Explaining the latter point, Mr Mehta says, many of the vendors who will evolve into engineering services providers are likely to already have a great deal of experience winning and retaining BPO and ITO contracts. The delivery models are well established and after a decade or more in business, these vendors are likely to have developed the ability to maintain a very high level of quality control.

Another aspect of ESO is the linkage with the domestic market. This interest in the local market is due to the booming economy in the country. Economist Intelligence Unit forecasts that by 2015, India’s GDP is likely to have grown to 2.5 times its current size, with a strong emphasis on personal consumption — a boon for consumer products companies.

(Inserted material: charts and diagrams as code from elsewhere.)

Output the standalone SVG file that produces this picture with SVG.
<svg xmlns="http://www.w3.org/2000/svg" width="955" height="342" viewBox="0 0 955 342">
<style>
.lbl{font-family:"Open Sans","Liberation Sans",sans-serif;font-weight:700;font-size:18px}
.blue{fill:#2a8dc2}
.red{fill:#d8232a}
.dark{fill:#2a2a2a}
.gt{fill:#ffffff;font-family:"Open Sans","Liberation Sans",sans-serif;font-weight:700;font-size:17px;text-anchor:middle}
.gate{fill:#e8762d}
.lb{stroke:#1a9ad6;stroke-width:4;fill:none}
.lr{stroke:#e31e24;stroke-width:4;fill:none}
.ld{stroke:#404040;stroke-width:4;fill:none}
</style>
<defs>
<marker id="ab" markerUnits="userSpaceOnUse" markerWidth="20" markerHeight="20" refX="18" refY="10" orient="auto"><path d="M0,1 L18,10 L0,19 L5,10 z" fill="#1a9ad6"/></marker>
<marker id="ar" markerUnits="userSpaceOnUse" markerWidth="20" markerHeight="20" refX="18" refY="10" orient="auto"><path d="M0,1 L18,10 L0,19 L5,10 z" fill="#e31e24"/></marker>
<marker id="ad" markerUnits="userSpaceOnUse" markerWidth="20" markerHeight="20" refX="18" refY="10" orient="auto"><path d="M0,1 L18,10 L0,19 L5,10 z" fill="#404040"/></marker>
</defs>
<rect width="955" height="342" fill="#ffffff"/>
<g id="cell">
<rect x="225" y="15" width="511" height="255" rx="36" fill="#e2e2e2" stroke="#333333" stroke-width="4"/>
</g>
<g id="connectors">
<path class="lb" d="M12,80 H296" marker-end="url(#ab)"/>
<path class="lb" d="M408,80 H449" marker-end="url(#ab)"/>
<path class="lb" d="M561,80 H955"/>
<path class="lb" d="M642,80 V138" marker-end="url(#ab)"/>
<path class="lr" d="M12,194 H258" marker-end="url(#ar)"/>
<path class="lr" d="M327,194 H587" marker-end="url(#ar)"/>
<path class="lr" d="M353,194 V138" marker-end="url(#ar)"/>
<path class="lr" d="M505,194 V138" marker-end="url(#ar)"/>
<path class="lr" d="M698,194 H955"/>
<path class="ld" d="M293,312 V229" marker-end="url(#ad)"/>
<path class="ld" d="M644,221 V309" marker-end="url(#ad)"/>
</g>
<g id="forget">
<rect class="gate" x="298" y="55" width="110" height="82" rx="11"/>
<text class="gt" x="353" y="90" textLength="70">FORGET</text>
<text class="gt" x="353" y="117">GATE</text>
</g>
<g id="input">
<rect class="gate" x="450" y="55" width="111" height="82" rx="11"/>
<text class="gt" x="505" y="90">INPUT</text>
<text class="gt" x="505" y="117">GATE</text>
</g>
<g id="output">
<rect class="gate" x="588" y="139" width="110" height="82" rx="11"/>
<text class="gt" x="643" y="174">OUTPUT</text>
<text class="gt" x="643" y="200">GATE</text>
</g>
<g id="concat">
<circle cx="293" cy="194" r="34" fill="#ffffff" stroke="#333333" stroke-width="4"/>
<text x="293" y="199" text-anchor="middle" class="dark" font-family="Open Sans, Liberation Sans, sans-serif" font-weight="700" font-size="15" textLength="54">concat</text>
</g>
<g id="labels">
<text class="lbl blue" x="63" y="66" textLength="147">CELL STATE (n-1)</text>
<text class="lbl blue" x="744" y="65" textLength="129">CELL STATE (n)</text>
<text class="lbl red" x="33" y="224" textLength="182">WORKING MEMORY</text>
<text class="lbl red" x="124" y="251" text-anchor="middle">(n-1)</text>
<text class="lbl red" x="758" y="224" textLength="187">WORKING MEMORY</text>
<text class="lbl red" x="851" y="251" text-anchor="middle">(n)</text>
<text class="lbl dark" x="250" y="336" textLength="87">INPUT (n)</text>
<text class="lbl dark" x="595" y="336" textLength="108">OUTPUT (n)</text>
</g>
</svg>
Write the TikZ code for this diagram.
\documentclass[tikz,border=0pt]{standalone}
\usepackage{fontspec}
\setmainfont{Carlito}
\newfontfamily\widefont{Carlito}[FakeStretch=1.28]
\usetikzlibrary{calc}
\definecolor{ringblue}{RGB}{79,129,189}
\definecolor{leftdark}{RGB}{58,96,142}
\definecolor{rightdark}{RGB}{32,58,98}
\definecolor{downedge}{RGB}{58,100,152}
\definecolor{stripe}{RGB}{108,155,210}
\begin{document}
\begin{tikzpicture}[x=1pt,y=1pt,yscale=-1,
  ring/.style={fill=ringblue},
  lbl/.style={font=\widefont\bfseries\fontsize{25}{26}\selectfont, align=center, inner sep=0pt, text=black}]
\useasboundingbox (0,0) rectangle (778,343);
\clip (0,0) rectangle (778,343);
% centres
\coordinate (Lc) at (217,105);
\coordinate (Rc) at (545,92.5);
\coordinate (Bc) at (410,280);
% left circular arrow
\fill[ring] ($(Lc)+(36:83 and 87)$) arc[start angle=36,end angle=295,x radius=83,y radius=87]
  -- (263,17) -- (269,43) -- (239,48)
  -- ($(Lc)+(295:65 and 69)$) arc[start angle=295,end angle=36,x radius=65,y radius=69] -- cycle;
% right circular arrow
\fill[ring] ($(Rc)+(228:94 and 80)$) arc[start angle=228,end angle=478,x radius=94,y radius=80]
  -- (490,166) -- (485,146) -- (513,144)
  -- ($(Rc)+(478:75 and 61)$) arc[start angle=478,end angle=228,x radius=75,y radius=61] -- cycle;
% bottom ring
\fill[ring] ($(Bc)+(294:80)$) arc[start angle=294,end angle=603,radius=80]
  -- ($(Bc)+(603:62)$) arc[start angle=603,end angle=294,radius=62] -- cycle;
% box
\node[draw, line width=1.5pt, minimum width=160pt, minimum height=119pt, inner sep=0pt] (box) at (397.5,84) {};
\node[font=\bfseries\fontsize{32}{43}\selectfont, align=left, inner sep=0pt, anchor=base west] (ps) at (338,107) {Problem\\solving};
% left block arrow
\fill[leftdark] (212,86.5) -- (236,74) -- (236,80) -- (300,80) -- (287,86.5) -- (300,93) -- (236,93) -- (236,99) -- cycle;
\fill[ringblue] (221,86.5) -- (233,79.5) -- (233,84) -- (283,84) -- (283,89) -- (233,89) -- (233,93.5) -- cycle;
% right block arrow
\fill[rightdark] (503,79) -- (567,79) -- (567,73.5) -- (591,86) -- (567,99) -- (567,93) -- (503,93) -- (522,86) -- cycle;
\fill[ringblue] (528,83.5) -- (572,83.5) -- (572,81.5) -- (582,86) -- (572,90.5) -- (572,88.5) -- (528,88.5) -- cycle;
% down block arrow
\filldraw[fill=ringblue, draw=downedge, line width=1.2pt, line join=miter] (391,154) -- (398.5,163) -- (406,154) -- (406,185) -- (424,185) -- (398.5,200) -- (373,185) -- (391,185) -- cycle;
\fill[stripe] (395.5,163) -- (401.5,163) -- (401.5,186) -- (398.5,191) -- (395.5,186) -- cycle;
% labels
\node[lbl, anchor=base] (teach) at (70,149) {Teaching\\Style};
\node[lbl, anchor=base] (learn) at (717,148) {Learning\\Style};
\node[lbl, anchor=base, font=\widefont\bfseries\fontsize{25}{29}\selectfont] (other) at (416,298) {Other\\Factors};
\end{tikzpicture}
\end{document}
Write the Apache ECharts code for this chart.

Nasscom’s Mehta says that this trend may prove to be a powerful additional incentive for potential ESO clients to use Indian engineering services as a way to increase their presence in the Indian market. The increasing GDP may also become a useful lever for policymakers who may be able to make a commitment to increase local sourcing of engineering services as part of a larger deal to increase the company’s domestic market access.

Mr Chamania says that 5% of Patni’s total revenues in product engineering services comes from Indian and MNC companies catering to the local market. `Its not a huge market but the opportunity is there. These include products like X-ray machines, cars, etc. Even the defence sector in India is opening up to it,’’ he adds.

Companies seeking to increase sourcing of value-added services in India include Intel, Texas Instruments, Philips in hi-tech/telecom sector; General Motors, Daimler Chrysler, Visteon, Bosch in automotive sector; ABB, Bechtel in utilities and Caterpillar, John Deere in industrial/construction machinery segment.

However, just like the ITO and BPO sectors, ESO also is likely to face the talent crunch. “This is a hard core engineering field and unlike in IT, you can’t just scale up a business. This is not due to shortage of orders on the table but because of lack of qualified people,’’ opines Mr Chamania. He adds that the training for a fresher in this industry takes an average of 12-18 months.

Agrees Mr Emani of Wipro who says that while freshers can be trained even though it takes more time and investment, there is a lack of senior and mid-level personnel. ``Its a question of building confidence and the ability to deliver.’’

“To truly deliver its potential in terms of market share, we may require as many as 2.5 lakh engineers. While India today employs about 35,000 people in engineering services, India may not have enough trained professionals to handle the projected volume of work as the ESO space develops,’’ says Mr Mehta. Nasscom’s research indicates that shortages will be most acute in sectors other than hi-tech, telecom, like computer science, electronics and electrical engineering.